В индустриальном обществе потребности приняли и форму индустриальную: есть-пить и опять же пользоваться клубничкой продолжали, но теперь этим не ограничивались. Завести свечной заводик под Самарою или с помощью могучего гиперболоида прибрать к рукам горнорудную отрасль — ради этого положительно стоило рискнуть головой. Вот и Пушкин, сын своей эпохи, которому сидеть бы в Болдино да творить шедевры, пишет жене шестого мая тысяча восемьсот тридцать шестого года: «Вижу, что непременно нужно иметь мне 80000 доходу. И буду их иметь».
Постиндустриальная эпоха опять меняет картину: нет у человека ни свечного заводика, ни гиперболоида. Он, подобно гоголевскому городничему, лишь усердно служит на общественном поприще, заботясь о том, чтобы проезжающим и всем благородным людям никаких притеснений не было — а глядишь, в миллионщики и вышел, если большой скромности. У кого со скромностью недоразумения, те выходят в миллиардеры, но тут уж кому какое счастье.
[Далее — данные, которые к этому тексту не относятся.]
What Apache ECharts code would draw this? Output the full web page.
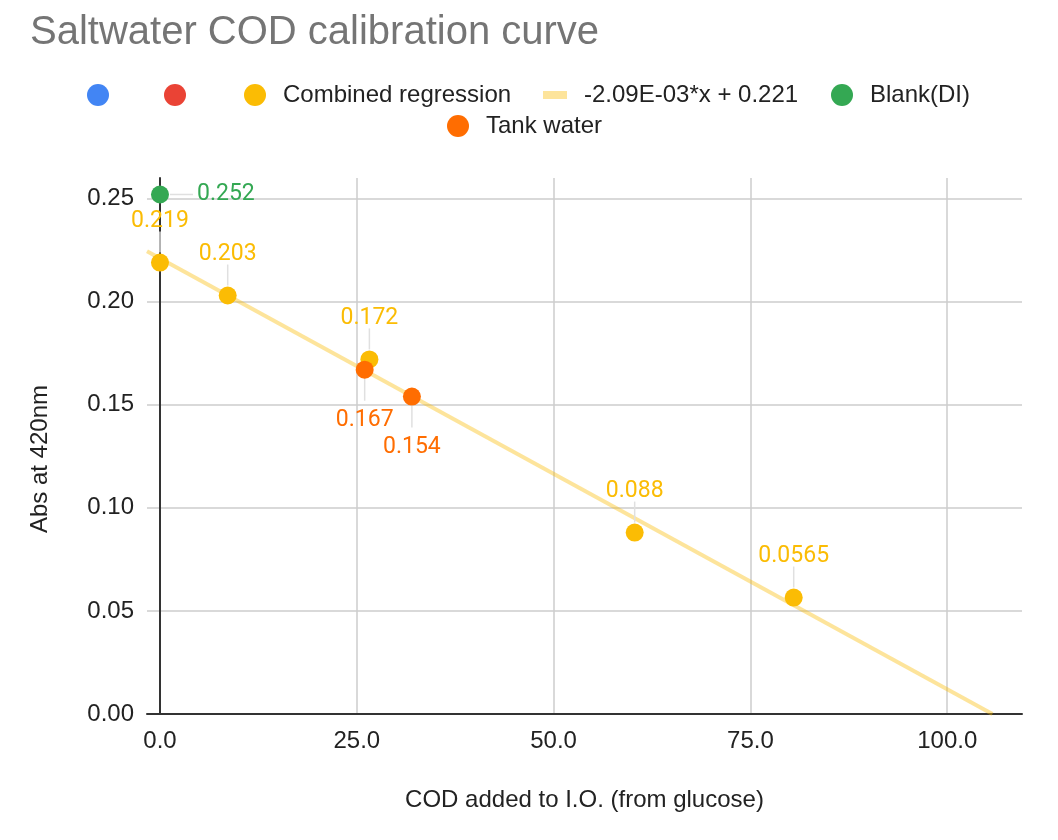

Вслед за людьми передовыми, аристократией, элитой тянутся и остальные. Обыватель восемнадцатого века рад сытому обеду да тёплой сухой постели; в двадцатом веке хочется иметь побольше всяких товаров — патефонов, например, приёмников «Фестиваль», холодильников «ЗИЛ» и автомобилей «Жигули». В постиндустриальную эпоху, опять по Гоголю, «всё лезет в люди», и без учёной степени фабрикантов и бакалейщиков, наверное, уже и не бывает.